Precarietà è accettare un lavoro a turni notturni che dista chilometri da casa, ben consapevole che non vedrai più i tuoi bambini.

Precarietà è accettare lavori che vengono pagati con mesi e mesi di ritardo.

Precarietà è non poter accedere a servizi pubblici per l’infanzia, essere esclusi dalle graduatorie dei nidi e dover così trasferire il tuo stipendio a un asilo privato o una babysitter.

Precarietà è vedersi negare le ore di sostegno scolastico per il tuo amato bambino fragile.

Precarietà è anche rinunciare alla scuola che sogni per i tuoi figli, perché qualcuno ha deciso di trasformare la libertà di scelta educativa in una barricata ideologica.

Precarietà è dipendere dai nonni, in termini di tempo e di denaro, per poter crescere i tuoi figli.

Precarietà è non comprarsi più niente di bello, non uscire a cena, non fare più vacanza.

Precarietà è desiderare un altro figlio e non poterlo fare.

Precarietà è essere padre e non dormire alla notte, pensando che tra due anni la tua azienda potrebbe essere chiusa.
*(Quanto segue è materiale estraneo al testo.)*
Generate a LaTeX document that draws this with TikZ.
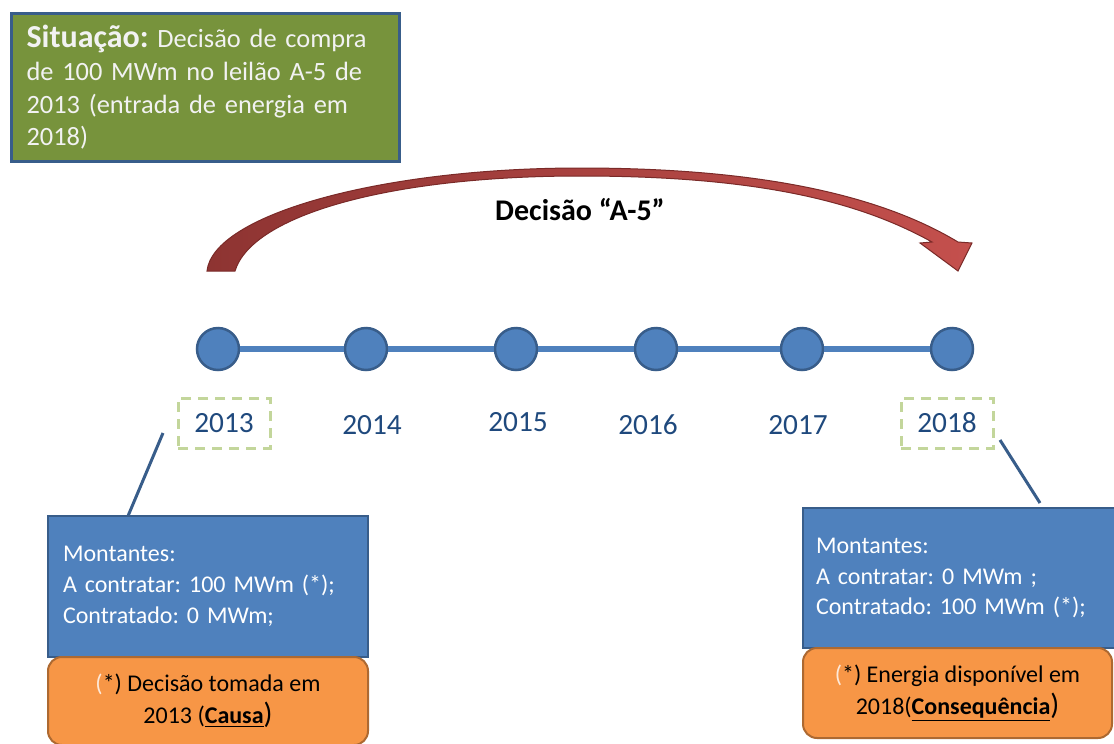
\documentclass[tikz,border=0pt]{standalone}
\usepackage{fontspec}
\setmainfont{Carlito}
\usetikzlibrary{calc}
\definecolor{sitgreen}{HTML}{77933C}
\definecolor{sittext}{HTML}{F2F2F2}
\definecolor{boxblue}{HTML}{4F81BD}
\definecolor{boxborder}{HTML}{385D8A}
\definecolor{notaorange}{HTML}{F79646}
\definecolor{notaborder}{HTML}{B66D31}
\definecolor{parenlight}{HTML}{FDE9D9}
\definecolor{yearblue}{HTML}{1F497D}
\definecolor{dashgreen}{HTML}{C3D69B}
\definecolor{arrowdark}{HTML}{8E3432}
\definecolor{arrowlight}{HTML}{C4504D}
\definecolor{arrowedge}{HTML}{7A2A28}
\frenchspacing

\begin{document}
\begin{tikzpicture}[x=0.75pt,y=-0.75pt,inner sep=0pt]
\def\u{0.75pt}
\tikzset{
  sitbox/.style={draw=boxborder,line width=3*\u,fill=sitgreen,text=sittext,
    minimum width=388*\u,minimum height=148*\u,text width=358*\u,inner xsep=15*\u,
    align=left,font=\fontsize{19.8}{24.5}\selectfont},
  montbox/.style={draw=boxborder,line width=2*\u,fill=boxblue,text=white,
    minimum height=141*\u,align=left,font=\fontsize{18}{23.2}\selectfont},
  notabox/.style={draw=notaorange!70!black,line width=2*\u,fill=notaorange,text=black,
    rounded corners=14*\u,align=center,font=\fontsize{18}{24}\selectfont},
  dot/.style={circle,fill=boxblue,draw=boxborder,line width=2.5*\u,minimum size=42*\u},
  tline/.style={draw=boxblue,line width=6*\u},
  yearlbl/.style={text=yearblue,font=\fontsize{22}{26}\selectfont},
  yearframe/.style={draw=dashgreen,line width=3*\u,dash pattern=on 10*\u off 7*\u,
    minimum width=92*\u,minimum height=50*\u},
  link/.style={draw=boxborder,line width=3*\u},
  arrowfill/.style={left color=arrowdark,right color=arrowlight,draw=arrowedge,line width=1*\u},
  declbl/.style={font=\bfseries\fontsize{22.5}{26}\selectfont}
}
\useasboundingbox (0,0) rectangle (1114,743);

\node[sitbox,anchor=north west] (sit) at (10,12)
  {{\fontsize{24}{24.5}\selectfont\textbf{Situação:}} Decisão de compra\\de 100 MWm no leilão A-5 de\\2013 (entrada de energia em\\2018)};

\shadedraw[arrowfill] (207,271) .. controls (213,215) and (380,168) .. (580,168)
  .. controls (760,168) and (880,195) .. (958,242)
  -- (972,243) -- (958,271) -- (920,243) -- (932,242)
  .. controls (860,202) and (760,176) .. (580,176)
  .. controls (390,176) and (252,215) .. (235,271) -- cycle;
\node[declbl] (dec) at (580,210) {Decisão “A-5”};

\foreach \x [count=\i] in {218,366,516,656,802,952}
  \node[dot] (t\i) at (\x,349) {};
\foreach \i [evaluate=\i as \j using int(\i+1)] in {1,...,5}
  \draw[tline] (t\i) -- (t\j);

\node[yearlbl,yearframe] (y13) at (224,423) {2013};
\node[yearlbl] (y14) at (372,425) {2014};
\node[yearlbl] (y15) at (518,422) {2015};
\node[yearlbl] (y16) at (648,425) {2016};
\node[yearlbl] (y17) at (798,425) {2017};
\node[yearlbl,yearframe] (y18) at (947,423) {2018};

\node[montbox,minimum width=320*\u,text width=290*\u] (m13) at (208,586.5)
  {Montantes:\\A contratar: 100 MWm (*);\\Contratado: 0 MWm;};
\node[montbox,minimum width=315*\u,text width=289*\u,minimum height=140*\u] (m18) at (960.5,578)
  {Montantes:\\A contratar: 0 MWm ;\\Contratado: 100 MWm (*);};

\node[notabox,minimum width=320*\u,minimum height=88*\u] (n13) at (208,701)
  {{\color{parenlight}(}*) Decisão tomada em\\2013 (\underline{\textbf{Causa}}{\fontsize{22}{24}\selectfont)}};
\node[notabox,minimum width=309*\u,minimum height=90*\u] (n18) at (957.5,693)
  {{\color{parenlight}(}*) Energia disponível em\\2018(\underline{\textbf{Consequência}}{\fontsize{22}{24}\selectfont)}};

\coordinate (a13) at (163,433);
\coordinate (b13) at (128,516);
\draw[link] (a13) -- (b13);
\coordinate (a18) at (1000,440);
\coordinate (b18) at (1040,503);
\draw[link] (a18) -- (b18);
\end{tikzpicture}
\end{document}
E tu, senza lavoro, dentro la mezza età.

Precarietà è rientrare da una maternità e vedersi rottamata.

Precarietà è essere madri single e avere sulle spalle il carico titanico dell’educazione e della cura quotidiana dei bambini, ben coscienti che il lavoro che si ha non si può perdere, per nessun motivo.

Precarietà è sapere che siamo l’ultima generazione che potrà godere di una qualche eredità dai nostri genitori, un piccolo capitale o una casa di proprietà.

Perché – quando anche non saremo un peso – noi non potremo lasciare nulla ai nostri figli. E questa consapevolezza, mi dispiace dirlo, ci rende ancora più poveri.